Miroku, c'est le nom du futur bouddha, celui qui viendra lorsque le monde aura atteint l'harmonie. En attendant, Miroku est le titre de la pièce du chorégraphe japonais Saburo Teshigawara, incontournable artiste international, qui revient à Montréal après 10 ans d'absence dans le cadre du Festival TransAmériques.

Le nom de sa compagnie, Karas, signifie «corbeau» en japonais. Fondée en 1985 à Tokyo avec la danseuse Kei Miyata, elle est vouée à la recherche d'une nouvelle forme de beauté. En effet, après avoir étudié les arts plastiques et la danse classique, Saburo Teshigawara s'est mis à la chorégraphie en 1981 avec pour but de dépasser les classifications conventionnelles appliquées à la danse. Il a créé un langage singulier, inclassable, qui se démarque autant de la danse moderne que du butô et explore l'interaction entre mouvement, arts plastiques et musique, en vue d'inventer de nouveaux espaces poétiques.

 

Régulièrement invité en Europe, en Asie, en Amérique et en Océanie avec ses solos et ses pièces de groupe, Teshigawara signe des chorégraphies pour d'autres prestigieuses compagnies, dont le Ballet Forsythe de Francfort, le Ballet du Grand Théâtre de Genève (Para-Dice, pièce que l'on a vue à Montréal l'année dernière grâce à la programmation de Danse Danse), ainsi que pour le Nederlands Dans Theater ou le Ballet de l'Opéra de Paris.

«Danser, c'est jouer avec l'air», dit-il. Sa signature est incomparable. Hypnotique. Le voir en solo constitue une expérience physique autant qu'artistique et spirituelle.

Ses pièces pour groupe proposent un voyage vers des contrées encore inexplorées. D'autant plus qu'il maîtrise tout, concevant l'oeuvre dans sa globalité, des costumes aux éclairages, de la scénographie à la recherche musicale, dans laquelle il se distingue notoirement, au moins autant que dans sa quête inassouvie de l'impact sensitif, presque mystique, de la beauté plastique de ses oeuvres.

Pour ses performances musicales, il choisit des lieux inusités: un entrepôt désaffecté pour Noiject (Noise+Object) en 1992, une centrale nucléaire en 1999, un marché à bétail en Autriche et en Italie en 2002. Enseignant, transmetteur de sa vision unique de la danse, il lance en 1995, à Londres, un projet pédagogique appelé S.T.E.P. (Saburo Teshigawara Education Project), avec plusieurs partenaires anglais.

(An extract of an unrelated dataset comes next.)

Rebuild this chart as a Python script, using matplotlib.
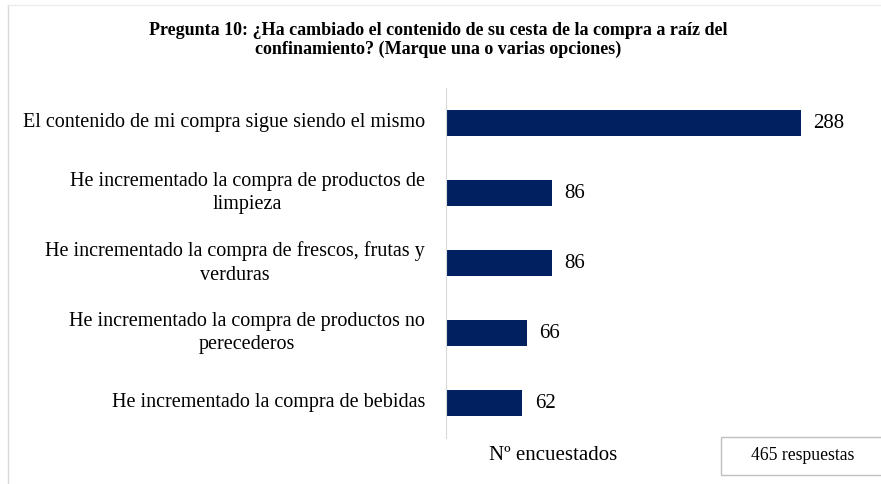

Ça ne l'empêche pas d'enseigner depuis 2006 au département d'études de l'expression de l'Université St. Paul's (Rikkyo) au Japon, après avoir été un des mentors de la très prestigieuse Bourse Rolex en 2004.

Entre chaos et harmonie

«Le chaos est source de vie, dit-il. Le corps, et l'univers lui-même, n'existent que par une lutte permanente entre le chaos et l'harmonie.» Paroles qui prennent tout leur sens dans Miroku, pièce créée en 2007 et acclamée sur les scènes internationales, qu'il vient nous présenter à l'invitation du FTA. Pour l'artiste, invité deux fois dans le cadre du FIND, c'est un retour marquant après 10 ans d'absence.

Miroku est un solo, son huitième. Sur la scène, épurée jusqu'au vide, Teshigawara devient silhouette, bras et jambes fluides «comme des coups de pinceau», comme il le revendique. Les jeux de lumière transforment sa figure en ombre géante transparente ou sombre. Le décor comme le rythme de la danse changent sans cesse, se livrant une intense bataille. La bataille entre chaos et harmonie, entre ombre et lumière, entre vent et pierre. Comme dans un jardin zen, l'essentiel se trouve dans la relation qu'entretiennent les éléments dans l'espace. Teshigawara propose une méditation en mouvement, colorée et sonore. Une expérience des sens et de l'esprit.

Miroku de Saburo Teshigawara, les 11 et 12 juin, 20h, au Théâtre Maisonneuve.